Yingying Liu Awarded Postdoc Award
Dr. Yingying Liu has been selected as the 2022 recipient of the Outstanding Postdoc Award. Dr. Liu's impressive scholarly production included publishing 6 papers with Dr. Min Wu including her first author paper published in Science Advances in 2022 (Impact Factor: 14). She has two additional publications coming soon.
This award is accompanied by a $1,000 travel award and a commemorative plaque that will be presented at a special seminar (TBA).
"The battle between bacteria and bacteriophages (phages) has garnered great interest since the discovery and therapeutic application of CRISPR-Cas systems, the first described bacterial adaptive immunity.
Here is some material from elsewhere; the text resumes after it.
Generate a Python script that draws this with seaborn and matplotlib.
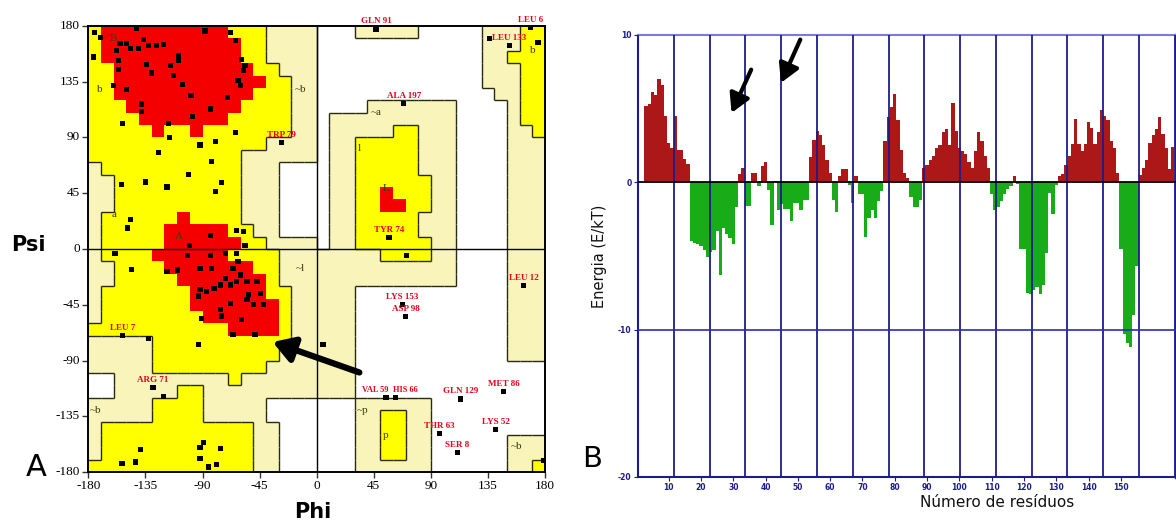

Currently, a group of TIR-containing (Toll/interleukin-1 receptor domain) proteins, such as SARM1 in humans and the thoeris system in bacteria, were characterized to generate the NAD+ -derived messenger to activate the immune effectors to induce to cell death via NAD+ depletion. Tetratricopeptide repeats (TPR) are also regarded as a domain involved in mediating immune changes, such as TPR incorporation into apoptosis signal-regulating kinases (ASK) and into CRISPR-guided caspase for potential viral immunity. Recent genomic analyses identified a range of TPR-containing assemblies, in which quite a few TPR domains were consistently neighbored by a TIR domain suggesting coordination guiding NAD+ -related signal transduction and likely regulation of the antiviral responses.
Our data unveiled that the BcTir/Tpr system armed the E. coli bacterium (BL21) with ability to cope with phage infection involving NAD+ metabolism. Interestingly, BcTpr, other than BcTir, utilized NAD+ and generated the cADPR isomer as a converted messenger. In addition, the BcTir/Tpr system plays a multifunctional role to repress viral replication and remove excessive ROS production resulting from phage infection, thus minimizing oxidation-associated damage by upregulating enzymatic scavengers. The BcTir/Tpr system exhibited pleotropic functions to fortify bacterial host defense against invaders. This ancestral immunity elements provide more insights to understanding the eukaryotic counterparts, especially the design of anti-viral molecules, to activate the host immunity when viral infection occurred."
Experience at UND
"The most impressive image to me of UND is that the working staff make me feel warm inside even though the winter outside is cold. They always come up with 1000 solutions for one question, which gave me very helpful support on my research and life."
Dr. Liu's career goal is to dive deeper to demonstrate the ancestral immune mechanisms of prokaryotes in order to give more guidance and insight into the study of eukaryotic immunity, especially developing the mediating molecules to enhance their immune responses against viral infection and diseases.